Available in VPC
This guide describes the Data Manager interface. Data Manager allows you to view the list and details of datasets within your Workspace.
- Datasets uploaded to Data Manager can be referenced across different projects within the Workspace.
- In the Data Manager interface, you can only view the dataset list and dataset details.
- To perform tasks such as uploading or deleting datasets, or creating tags and branches, use the ML expert Platform SDK.
View Data Manager list
The list of your datasets includes the following information:

- Dataset Title: Name set when uploading the dataset.
- Creation date: Initial creation date and time.
- Operation: Click [Dataset detail] to go to the details interface.
View Data Manager details
You can view details for the selected dataset. The information is organized into tabs.
Overview
View metadata for the selected dataset.
Files and Versions
You can view the file list for each directory in the selected dataset.
Use Data Manager SDKs
Data Manager SDKs support the Python-based Huggingface Dataset Interface.
You can upload and download datasets using the SDK as follows:
Install the SDK
You can install the SDK by running the following command:
pip install "ncloud-mlx[data-manager]" # double quotes are required
Prerequisites
To use the SDK, create an API Key and specify the MLX endpoint. Enter the generated API Key to complete the setup. You can set the endpoint URL using the MLX_ENDPOINT_URL environment variable.

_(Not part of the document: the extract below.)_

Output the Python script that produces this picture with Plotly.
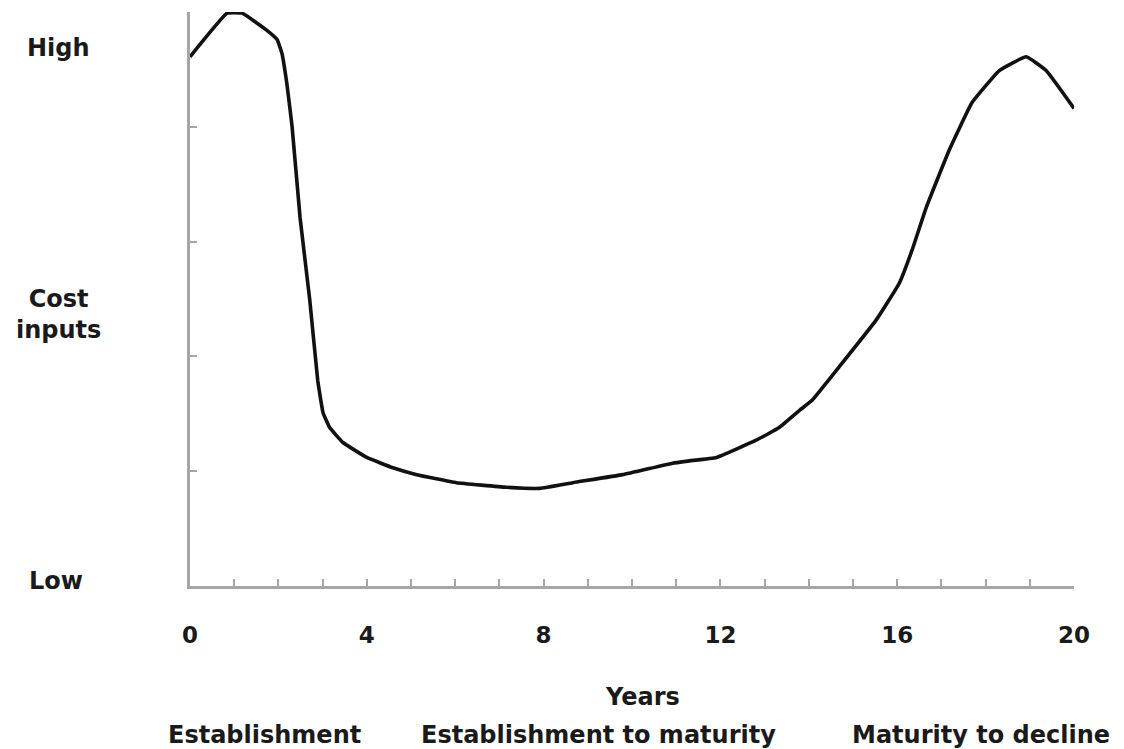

from mlx.sdk.data import login
login("{ API Key }") # MLXP API Key
login("{ API Key }", "{MLX endpoint}") # Specify the endpoint URL at login instead of using an environment variable
Read datasets
To use datasets in training logic, you must load them as dataset classes. For details, see the official Huggingface Python SDK documentation.
To load a local dataset:
from mlx.sdk.data import load_dataset
ds = load_dataset(
"{ path to local data }" # local data path e.g. "path/to/folder/*"
)
To load a dataset managed in Data Manager:
from mlx.sdk.data import load_dataset
ds = load_dataset(
"{ Workspace name }/{ dataset name }" # Dataset location e.g. "workspaceA/datasetA"
)
Upload dataset
You can upload datasets using the same method as the Huggingface Dataset interface. For details, see the official Huggingface Python SDK documentation.
You can run create_repo with Workspace Admin privileges.
Common upload methods are as follows:
push_to_hub
...
ds.push_to_hub(
repo_id="{ Workspace name }/{ dataset name }"
)
...
upload_file
from huggingface_hub import create_repo, upload_file
path = "{ Workspace name }/{ dataset name }" # Location of the dataset to upload
create_repo(repo_id=path, repo_type="dataset")
upload_file(
repo_id=path,
path_or_fileobj="{ local file path }", # Path to the local file to upload
path_in_repo="path/to/folder/foo.csv", # Remote file path in the dataset
repo_type="dataset",
)
upload_folder
from huggingface_hub import create_repo, upload_folder
path = "{ Workspace name }/{ dataset name }" # Location of the dataset to upload
create_repo(repo_id=path, repo_type="dataset")
upload_folder(
repo_id=path,
folder_path="{ local directory path }", # Path to the local directory to upload
path_in_repo="path/to/folder", # Remote directory path in the dataset
repo_type="dataset",
)
Download a dataset
To download a dataset to a local disk:
from huggingface_hub import snapshot_download
path = "{ Workspace name }/{ dataset name }" # Location of the dataset to upload
snapshot_download(
repo_id=path,
repo_type="dataset",
local_dir="path/to/folder", # Path to the directory to download to
local_dir_use_symlinks="auto" # Whether to use symlinks with cache_dir
)
Create tags and branches
When you create a dataset, a unique commit ID is assigned. You can use this commit ID to read a dataset from a specific revision or record a tag for additional information.
To create a tag:
from huggingface_hub import create_tag
path = "{ Workspace name }/{ dataset name }"
create_tag(
repo_id=path,
repo_type="dataset",
tag="{ tag name to create}",
revision="{ revision }", # Base version. The default is main
tag_message="{ tag message }"
)
Metadata such as a tag message is immutable and cannot be modified, but it can be deleted and recreated. To delete a tag:
from huggingface_hub import delete_tag
path = "{ Workspace name }/{ dataset name }"
delete_tag(
repo_id=path,
repo_type="dataset",
tag="{ tag name to delete}"
)
To create a branch:
from huggingface_hub import create_branch
path = "{ Workspace name }/{ dataset name }"
create_branch(
repo_id=path,
repo_type="dataset",
branch="{ branch name to create}",
revision="{ revision }"
)
Deleting a dataset
Use caution when deleting a dataset. This action cannot be undone.
from huggingface_hub import delete_repo
path = "{ Workspace name }/{ dataset name }" # dataset to delete
delete_repo(
repo_id=path,
repo_type="dataset"
)